The symbol, known as the “Iron Front”, has caused quite a stir among the Timbers Army. After some fans said they were banned for flying an Iron Front flag at a home game last weekend, leadership of the core fanbase protested Saturday by asking its members not to fly any flags at all.
“To pick that one, specific symbol as the one to say ‘we can’t fly this’ sends a dog whistle to the wrong people,” said Sheba Rawson, president of the 107-IST nonprofit that backs the Timbers Army.
The Army also deviated from its longstanding practice of deploying celebratory smoke following a Timbers goal.
The team beat Sporting Kansas City 2-1.
The Iron Front symbol is now at the heart of a debate between fans and Major League Soccer.
“Our fan code of conduct policy, which was coordinated with our clubs, prohibits signs that promote any political organization, including the Iron Front flag, which is associated with Antifa," the organization said in a statement to FOX 12 News.
But according to Rawson, the symbol has long stood for opposition of fascism and in support of human rights.
“To me, it sends a signal to folks who may not feel welcome, may be marginalized, may feel like there are people on the streets who are making them feel unsafe and afraid that you’re welcome here. That we stand for you,” Rawson said.
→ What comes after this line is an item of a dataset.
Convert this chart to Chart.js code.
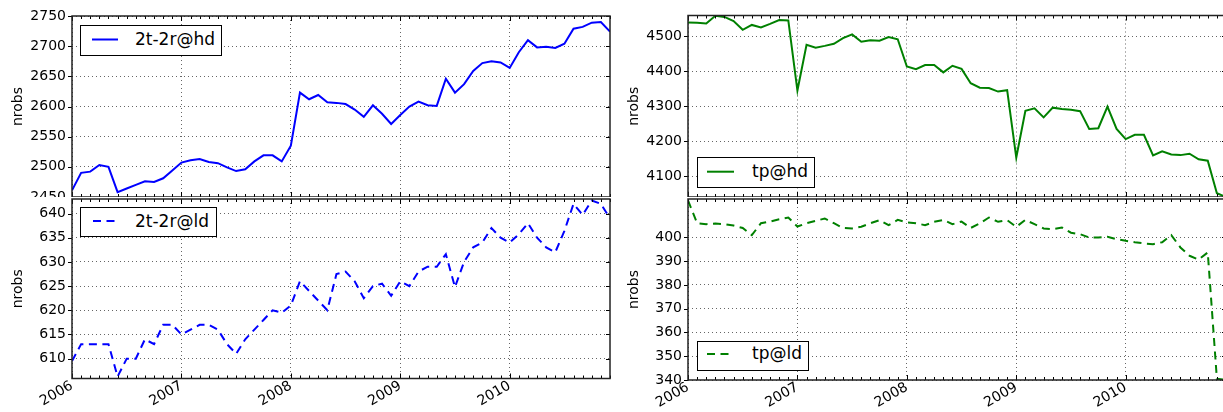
<!DOCTYPE html>
<html>
<head>
<meta charset="utf-8">
<script src="https://cdn.jsdelivr.net/npm/chart.js@4.4.1/dist/chart.umd.min.js"></script>
<style>
html,body{margin:0;padding:0;width:1223px;height:412px;overflow:hidden;background:#fff;font-family:"DejaVu Sans",sans-serif;}
.panel{position:absolute;width:620px;height:215px;}
.panel canvas{display:block;}
.bg{background:#fff;}
.legend{position:absolute;border:1px solid #000;background:#fff;box-sizing:border-box;z-index:5;}
.lsample{position:absolute;z-index:6;overflow:visible;}
.ltext{position:absolute;z-index:6;font-family:"DejaVu Sans",sans-serif;font-size:17px;line-height:17px;white-space:nowrap;color:#000;}
</style>
</head>
<body>
<div class="panel" style="left:0;top:0;"><canvas id="c1" width="620" height="215"></canvas></div>
<div class="panel bg" style="left:0;top:197px;"><canvas id="c2" width="620" height="215"></canvas></div>
<div class="panel" style="left:616px;top:0;"><canvas id="c3" width="620" height="215"></canvas></div>
<div class="panel bg" style="left:616px;top:197px;"><canvas id="c4" width="620" height="215"></canvas></div>

<div class="legend" style="left:80px;top:25px;width:142px;height:31px;"></div>
<svg class="lsample" style="left:92px;top:35px;" width="27" height="10"><line x1="0" y1="4.5" x2="26" y2="4.5" stroke="#0000ff" stroke-width="2"/></svg>
<span class="ltext" style="left:135px;top:30.5px;">2t-2r@hd</span>

<div class="legend" style="left:80px;top:207px;width:137px;height:30px;"></div>
<svg class="lsample" style="left:93px;top:216px;" width="27" height="10"><line x1="0" y1="5" x2="23" y2="5" stroke="#0000ff" stroke-width="2" stroke-dasharray="8 5.5"/></svg>
<span class="ltext" style="left:135px;top:212.5px;">2t-2r@ld</span>

<div class="legend" style="left:697px;top:157px;width:118px;height:31px;"></div>
<svg class="lsample" style="left:707px;top:167px;" width="28" height="10"><line x1="0" y1="4.7" x2="27" y2="4.7" stroke="#008000" stroke-width="2"/></svg>
<span class="ltext" style="left:752px;top:162.5px;">tp@hd</span>

<div class="legend" style="left:697px;top:341px;width:112px;height:30px;"></div>
<svg class="lsample" style="left:707px;top:349px;" width="26" height="10"><line x1="0" y1="5" x2="25" y2="5" stroke="#008000" stroke-width="2" stroke-dasharray="8 5.5"/></svg>
<span class="ltext" style="left:752px;top:345px;">tp@ld</span>

<script>
// ---- data (monthly, Jan 2006 .. Dec 2010) ----
const startYear = 2006;
const monthCount = 60;
const months = [];
for (let i = 0; i < monthCount; i++) {
  const y = startYear + Math.floor(i / 12), m = (i % 12) + 1;
  months.push(y + '-' + String(m).padStart(2, '0'));
}
const yearTicks = [2006, 2007, 2008, 2009, 2010];

const hd2t = [
  2461, 2490, 2492, 2503, 2500, 2458, 2464, 2470, 2476, 2475,
  2481, 2494, 2507, 2511, 2513, 2508, 2506, 2499, 2493, 2496,
  2509, 2519, 2519, 2509, 2535, 2623, 2612, 2619, 2607, 2606,
  2604, 2595, 2583, 2602, 2588, 2571, 2586, 2600, 2608, 2602,
  2601, 2646, 2623, 2637, 2659, 2672, 2675, 2673, 2664, 2690,
  2710, 2698, 2699, 2697, 2704, 2729, 2732, 2739, 2740, 2724
];
const ld2t = [
  609.5, 613, 613, 613, 613, 606.3, 610, 610, 614, 613,
  617, 617, 615, 616, 617, 617, 616, 613, 611, 614,
  616, 618, 620, 619.5, 621, 626, 624, 622, 620, 627.5,
  628, 626, 622.5, 625, 625.5, 623, 626, 625, 628, 629,
  629, 631.6, 624.8, 630, 633, 634, 637, 635, 634, 635.7,
  638, 635, 633, 632, 636.4, 642, 639.7, 642.7, 642, 639
];
const tphd = [
  4540, 4539, 4537, 4559, 4556, 4544, 4519, 4533, 4526, 4536,
  4547, 4546, 4345, 4476, 4468, 4473, 4479, 4495, 4506, 4485,
  4489, 4488, 4498, 4492, 4414, 4406, 4418, 4418, 4397, 4416,
  4407, 4366, 4353, 4352, 4342, 4346, 4153, 4287, 4294, 4268,
  4296, 4292, 4290, 4286, 4235, 4237, 4299, 4235, 4206, 4218,
  4218, 4159, 4171, 4162, 4160, 4164, 4148, 4144, 4051, 4040
];
const tpld = [
  415.6, 406, 405.6, 405.9, 405.6, 405, 404, 401, 406, 406.7,
  407.7, 408.4, 404.6, 406, 407, 408, 406, 404, 403.8, 404.5,
  406, 407.3, 405.2, 407.4, 406.3, 406, 405.2, 406.6, 407.4, 405.6,
  406.7, 404, 405.9, 408.4, 406.6, 407.3, 404.5, 407.4, 405.6, 403.8,
  403.5, 404.2, 402, 401.4, 400, 400, 400.3, 399.3, 398.6, 398,
  397.5, 397.2, 398, 401, 395.8, 392.3, 390.7, 393.7, 340.5, 340
];

const ticks2t_hd = [2450, 2500, 2550, 2600, 2650, 2700, 2750];
const ticks2t_ld = [610, 615, 620, 625, 630, 635, 640];
const ticksTp_hd = [4100, 4200, 4300, 4400, 4500];
const ticksTp_ld = [340, 350, 360, 370, 380, 390, 400];

// month label -> decimal year
const xVals = months.map(s => { const [y, m] = s.split('-').map(Number); return y + (m - 1) / 12; });

const FONT = {family: 'DejaVu Sans', size: 14};
const GRID = {color: 'rgba(0,0,0,0.6)', lineWidth: 1, drawTicks: false};

const frameTicks = {
  id: 'frameTicks',
  afterDatasetsDraw(chart) {
    const {ctx, chartArea: a, scales: {x, y}} = chart;
    ctx.save();
    ctx.strokeStyle = '#000';
    ctx.lineWidth = 1;
    ctx.beginPath();
    for (const v of xVals) {
      const px = Math.round(x.getPixelForValue(v)) + 0.5;
      ctx.moveTo(px, a.bottom); ctx.lineTo(px, a.bottom - 3);
      ctx.moveTo(px, a.top); ctx.lineTo(px, a.top + 3);
    }
    for (const v of yearTicks) {
      const px = Math.round(x.getPixelForValue(v)) + 0.5;
      ctx.moveTo(px, a.bottom); ctx.lineTo(px, a.bottom - 5);
      ctx.moveTo(px, a.top); ctx.lineTo(px, a.top + 5);
    }
    for (const t of y.ticks) {
      const py = Math.round(y.getPixelForValue(t.value)) + 0.5;
      ctx.moveTo(a.left, py); ctx.lineTo(a.left - 4, py);
      ctx.moveTo(a.right, py); ctx.lineTo(a.right - 4, py);
    }
    ctx.stroke();
    ctx.lineWidth = 1.5;
    ctx.strokeStyle = '#222';
    ctx.strokeRect(a.left, a.top, a.right - a.left, a.bottom - a.top);
    ctx.restore();
  }
};

function makeChart(id, values, o) {
  const ctx = document.getElementById(id).getContext('2d');
  return new Chart(ctx, {
    type: 'line',
    data: {
      datasets: [{
        data: values.map((v, i) => ({x: xVals[i], y: v})),
        borderColor: o.color,
        borderWidth: 2,
        borderDash: o.dash || [],
        pointRadius: 0,
        fill: false,
        tension: 0
      }]
    },
    options: {
      responsive: false,
      animation: false,
      devicePixelRatio: 1,
      layout: {padding: {left: 0, right: 10, top: o.padTop, bottom: o.padBottom}},
      plugins: {legend: {display: false}, tooltip: {enabled: false}},
      scales: {
        x: {
          type: 'linear',
          min: xVals[0],
          max: xVals[xVals.length - 1],
          afterBuildTicks: s => { s.ticks = yearTicks.map(v => ({value: v})); },
          afterFit: s => { s.height = o.xHeight; s.paddingLeft = 0; s.paddingRight = 0; },
          grid: GRID,
          border: {display: false, dash: [1, 3]},
          ticks: {
            display: o.showX, autoSkip: false, minRotation: 30, maxRotation: 30,
            padding: -1, font: FONT, color: '#000', callback: v => String(v)
          }
        },
        y: {
          type: 'linear',
          min: o.yMin,
          max: o.yMax,
          afterBuildTicks: s => { s.ticks = o.yTicks.map(v => ({value: v})); },
          afterFit: s => { s.width = 72; s.paddingTop = 0; s.paddingBottom = 0; },
          grid: GRID,
          border: {display: false, dash: [1, 3]},
          ticks: {padding: 6, font: FONT, color: '#000', callback: v => String(v)},
          title: {display: true, text: 'nrobs', font: FONT, color: '#000', padding: {top: 10, bottom: 0}}
        }
      }
    },
    plugins: [frameTicks]
  });
}

makeChart('c1', hd2t, {color: '#0000ff', yMin: 2450, yMax: 2750, yTicks: ticks2t_hd, showX: false, padTop: 16, padBottom: 18, xHeight: 0});
makeChart('c2', ld2t, {color: '#0000ff', dash: [8, 5.5], yMin: 605.9, yMax: 643, yTicks: ticks2t_ld, showX: true, padTop: 2, padBottom: 0, xHeight: 33.5});
makeChart('c3', tphd, {color: '#008000', yMin: 4040, yMax: 4560, yTicks: ticksTp_hd, showX: false, padTop: 15.5, padBottom: 18, xHeight: 0});
makeChart('c4', tpld, {color: '#008000', dash: [8, 5.5], yMin: 340, yMax: 416.2, yTicks: ticksTp_ld, showX: true, padTop: 2, padBottom: 0, xHeight: 32});
</script>
</body>
</html>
In May, the Timbers announced the Iron Front flag would be banned from games under the MLS’ updated code of conduct.
Now, it appears team officials are cracking down.
Abram Goldman-Armstrong, an outspoken anti-fascist and owner of Cider Riot!, said he received a letter this week barring him from three Timbers home games after he flew an Iron Front flag at the stadium last weekend.
“Part of being part of the Timbers Army, part of supporting the Timbers, is being opposed to fascism and racism,” Goldman-Armstrong told FOX 12. “And for them to ban someone for expressing these views, that I thought we all had in common – that’s a little disturbing.”
Rawson said the Army is now negotiating with the team’s Front Office in hopes the ban on the controversial symbol will be lifted and the word “political” dropped from the league’s Code of Conduct.
In the meantime, including at Saturday's game, fans showed they’ll be using other, uncommon methods to continue displaying the symbol – including on a variety of signs, banners and outfits.
The Timbers did not respond to requests for comment on the Army’s signs of protest Saturday.
In a previous statement, the team said they embrace expressions of anti-racism and anti-fascism and will continue to do so.